Jess Fuller tells says that her works are mainly a show of her ‘medium-sized’ paintings. She then laughs as she notes that others would probably still consider them large.
“But what might be forwards for Fuller is usually backwards for others in her unique, invented process of painting. It’s a physical, performative painting in several acts — tearing, washing, layering, spraying and sewing. Canvas, for Fuller, is not something that paintings are made on, arriving pre-stretched and primed, but something her paintings are made with. It is as inherent a material as the acrylic and gesso; her compositions are made in consultation with the fabric’s grain, which forms a patchwork cast of irregular-shaped characters.

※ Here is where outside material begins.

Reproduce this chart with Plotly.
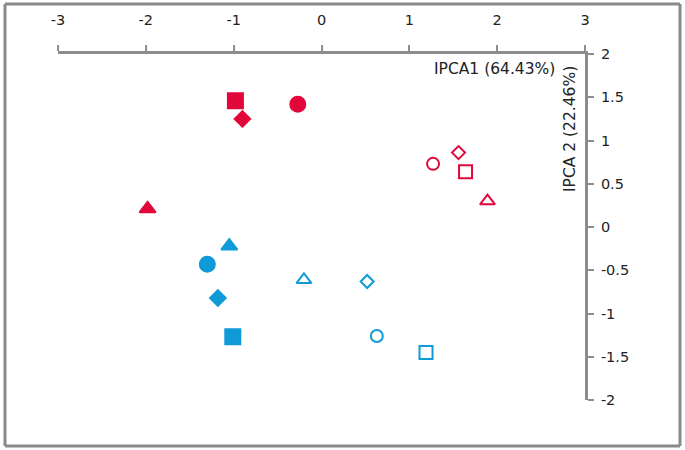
import plotly.graph_objects as go

# data
red_filled_x = [-0.98, -0.27, -0.90, -1.98]
red_filled_y = [1.46, 1.42, 1.25, 0.21]
red_open_x = [1.64, 1.27, 1.56, 1.89]
red_open_y = [0.64, 0.73, 0.86, 0.30]
blue_filled_x = [-1.01, -1.30, -1.18, -1.05]
blue_filled_y = [-1.27, -0.43, -0.82, -0.22]
blue_open_x = [1.19, 0.63, 0.52, -0.20]
blue_open_y = [-1.45, -1.26, -0.63, -0.61]

filled_symbols = ["square", "circle", "diamond", "triangle-up"]
filled_sizes = [15, 15, 12, 14]
open_symbols = ["square-open", "circle-open", "diamond-open", "triangle-up-open"]
open_sizes = [13, 12, 10, 13]

x_ticks = [-3, -2, -1, 0, 1, 2, 3]
x_ticktext = ["-3", "-2", "-1", "0", "1", "2", "3"]
y_ticks = [-2, -1.5, -1, -0.5, 0, 0.5, 1, 1.5, 2]
y_ticktext = ["-2", "-1.5", "-1", "-0.5", "0", "0.5", "1", "1.5", "2"]

RED = "#E2073B"
BLUE = "#0F9AD8"

fig = go.Figure()

def add(xs, ys, color, symbols, sizes):
    fig.add_trace(go.Scatter(
        x=xs, y=ys, mode="markers",
        marker=dict(symbol=symbols, size=sizes, color=color, opacity=1,
                    line=dict(width=2, color=color)),
        showlegend=False, hoverinfo="x+y"))

add(red_filled_x, red_filled_y, RED, filled_symbols, filled_sizes)
add(red_open_x, red_open_y, RED, open_symbols, open_sizes)
add(blue_filled_x, blue_filled_y, BLUE, filled_symbols, filled_sizes)
add(blue_open_x, blue_open_y, BLUE, open_symbols, open_sizes)

W, H = 685, 450
L, R, T, B = 58, 100, 54, 50
pw, ph = W - L - R, H - T - B

def px_to_paper_x(px):
    return (px - L) / pw

def px_to_paper_y(py):
    return (H - B - py) / ph

AXIS = "#8c8c8c"
BORDER = "#8a8a8a"
TICKFONT = dict(family="DejaVu Sans, sans-serif", size=14.5, color="#222222")
TITLEFONT = dict(family="DejaVu Sans, sans-serif", size=15.5, color="#222222")

bx0, bx1 = px_to_paper_x(5), px_to_paper_x(680)
by0, by1 = px_to_paper_y(446), px_to_paper_y(4)

fig.update_layout(
    template="none",
    width=W, height=H,
    margin=dict(l=L, r=R, t=T, b=B, autoexpand=False),
    paper_bgcolor="white", plot_bgcolor="white",
    font=TICKFONT,
    xaxis=dict(range=[-3, 3], side="top", tickvals=x_ticks, ticktext=x_ticktext,
               showgrid=False, zeroline=False, showline=True, automargin=False,
               linecolor=AXIS, linewidth=3, ticks="outside",
               ticklen=6, tickwidth=2, tickcolor=AXIS,
               ticklabelstandoff=14, tickfont=TICKFONT),
    yaxis=dict(range=[-2, 2], side="right", tickvals=y_ticks, ticktext=y_ticktext,
               showgrid=False, zeroline=False, showline=True, automargin=False,
               linecolor=AXIS, linewidth=3, ticks="outside",
               ticklen=6, tickwidth=2, tickcolor=AXIS,
               ticklabelstandoff=4, tickfont=TICKFONT),
    annotations=[
        dict(text="IPCA1 (64.43%)", xref="paper", yref="paper",
             x=px_to_paper_x(557), y=px_to_paper_y(69),
             xanchor="right", yanchor="middle", showarrow=False, font=TITLEFONT),
        dict(text="IPCA 2 (22.46%)", xref="paper", yref="paper",
             x=px_to_paper_x(570), y=px_to_paper_y(129),
             xanchor="center", yanchor="middle", textangle=-90,
             showarrow=False, font=TITLEFONT),
    ],
    shapes=[
        dict(type="line", xref="paper", yref="paper",
             x0=bx0, x1=bx1, y0=by1, y1=by1,
             line=dict(color=BORDER, width=3), layer="above"),
        dict(type="line", xref="paper", yref="paper",
             x0=bx0, x1=bx1, y0=by0, y1=by0,
             line=dict(color=BORDER, width=3), layer="above"),
        dict(type="line", xref="paper", yref="paper",
             x0=bx0, x1=bx0, y0=by0, y1=by1,
             line=dict(color=BORDER, width=3), layer="above"),
        dict(type="line", xref="paper", yref="paper",
             x0=bx1, x1=bx1, y0=by0, y1=by1,
             line=dict(color=BORDER, width=3), layer="above"),
    ],
)

fig.write_html("out.html",
               config={"displayModeBar": False},
               post_script="document.body.style.margin='0';document.body.style.padding='0';")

At times they lean on one another, square up to one another; often, they appear as if posing — poised in position like carefully arranged elements of a still life,” writes the gallery press release.
In Fuller’s work, recognizable or biomorphic forms emerge — but they are not always intended as representational. As viewers or bystanders, one can’t help but map shapes from lives onto these abstract, wiggly cutouts.
“Yet, for the artist, they are representative of more than one specific moment or meaning, reflecting an ongoing personal narrative that might lie dormant until it reveals itself in the painting process. Her works’ titles often come from snippets of overheard conversations or pieces of text that might flit by as she moves through the city — ‘Application for After-Life Insurance,’ ‘Lean on me,’ ‘Love thy neighbor — Discreetly’ — and are thus an appliqued vocabulary as hodge-podge as the visual language within the works. Forms, like words, repeat through different paintings, developing a lexicon between marks and colors,” the gallery adds.
On the whole, Fuller’s forms bear witness to this push-pull process that sits between intention and unintention, between painting and sculpture, between abstract and evocation. The artist layers push up against each other in overlapping, exaggerated drama, where awkward silhouettes wriggle and jitter in place.
The exhibition is on view through February 9, 2019, at Herald St | Museum St, 42 Museum St, WC1A 1LY.